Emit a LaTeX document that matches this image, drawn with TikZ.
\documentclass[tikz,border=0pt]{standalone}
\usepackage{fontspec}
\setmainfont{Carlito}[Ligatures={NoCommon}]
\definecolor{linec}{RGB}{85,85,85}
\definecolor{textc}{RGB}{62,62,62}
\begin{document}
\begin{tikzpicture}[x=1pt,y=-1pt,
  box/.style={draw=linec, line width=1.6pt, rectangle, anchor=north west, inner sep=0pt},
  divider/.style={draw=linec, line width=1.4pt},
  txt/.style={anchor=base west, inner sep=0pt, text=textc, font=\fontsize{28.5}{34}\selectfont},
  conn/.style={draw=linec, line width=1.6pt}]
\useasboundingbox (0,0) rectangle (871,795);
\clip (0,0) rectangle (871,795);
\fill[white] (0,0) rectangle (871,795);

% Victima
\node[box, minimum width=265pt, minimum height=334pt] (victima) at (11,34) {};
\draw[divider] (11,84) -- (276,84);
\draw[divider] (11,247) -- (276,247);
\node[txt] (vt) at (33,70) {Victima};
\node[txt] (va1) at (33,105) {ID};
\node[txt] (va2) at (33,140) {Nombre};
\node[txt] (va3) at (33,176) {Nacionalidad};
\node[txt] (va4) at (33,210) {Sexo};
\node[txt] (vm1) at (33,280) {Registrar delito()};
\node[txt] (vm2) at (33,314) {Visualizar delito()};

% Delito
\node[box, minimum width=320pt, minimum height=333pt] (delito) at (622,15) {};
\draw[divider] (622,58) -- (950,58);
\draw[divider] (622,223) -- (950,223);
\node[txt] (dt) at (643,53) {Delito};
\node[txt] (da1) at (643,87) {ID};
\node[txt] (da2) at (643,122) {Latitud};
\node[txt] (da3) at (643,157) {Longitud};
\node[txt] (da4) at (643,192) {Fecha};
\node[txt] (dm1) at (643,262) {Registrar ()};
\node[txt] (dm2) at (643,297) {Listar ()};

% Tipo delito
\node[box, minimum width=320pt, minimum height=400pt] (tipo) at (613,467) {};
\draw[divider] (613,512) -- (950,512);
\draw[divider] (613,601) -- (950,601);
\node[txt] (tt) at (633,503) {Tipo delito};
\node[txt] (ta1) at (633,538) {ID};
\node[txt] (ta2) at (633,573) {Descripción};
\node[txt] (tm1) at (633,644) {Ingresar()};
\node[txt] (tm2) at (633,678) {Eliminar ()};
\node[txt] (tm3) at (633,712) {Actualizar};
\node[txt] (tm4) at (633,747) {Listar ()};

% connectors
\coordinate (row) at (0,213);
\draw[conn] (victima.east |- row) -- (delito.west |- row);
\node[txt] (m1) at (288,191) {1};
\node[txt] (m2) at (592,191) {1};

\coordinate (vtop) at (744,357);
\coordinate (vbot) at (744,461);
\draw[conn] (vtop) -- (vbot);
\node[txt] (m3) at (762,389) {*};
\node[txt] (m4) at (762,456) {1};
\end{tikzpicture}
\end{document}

- - - - - - -

**Challenge**
Write out exactly, please, the lines beginning at the start of the material and ending with the line that holds "(vm2) at (33,314)", both included.

**Problem solution**
Emit a LaTeX document that matches this image, drawn with TikZ.
\documentclass[tikz,border=0pt]{standalone}
\usepackage{fontspec}
\setmainfont{Carlito}[Ligatures={NoCommon}]
\definecolor{linec}{RGB}{85,85,85}
\definecolor{textc}{RGB}{62,62,62}
\begin{document}
\begin{tikzpicture}[x=1pt,y=-1pt,
  box/.style={draw=linec, line width=1.6pt, rectangle, anchor=north west, inner sep=0pt},
  divider/.style={draw=linec, line width=1.4pt},
  txt/.style={anchor=base west, inner sep=0pt, text=textc, font=\fontsize{28.5}{34}\selectfont},
  conn/.style={draw=linec, line width=1.6pt}]
\useasboundingbox (0,0) rectangle (871,795);
\clip (0,0) rectangle (871,795);
\fill[white] (0,0) rectangle (871,795);

% Victima
\node[box, minimum width=265pt, minimum height=334pt] (victima) at (11,34) {};
\draw[divider] (11,84) -- (276,84);
\draw[divider] (11,247) -- (276,247);
\node[txt] (vt) at (33,70) {Victima};
\node[txt] (va1) at (33,105) {ID};
\node[txt] (va2) at (33,140) {Nombre};
\node[txt] (va3) at (33,176) {Nacionalidad};
\node[txt] (va4) at (33,210) {Sexo};
\node[txt] (vm1) at (33,280) {Registrar delito()};
\node[txt] (vm2) at (33,314) {Visualizar delito()};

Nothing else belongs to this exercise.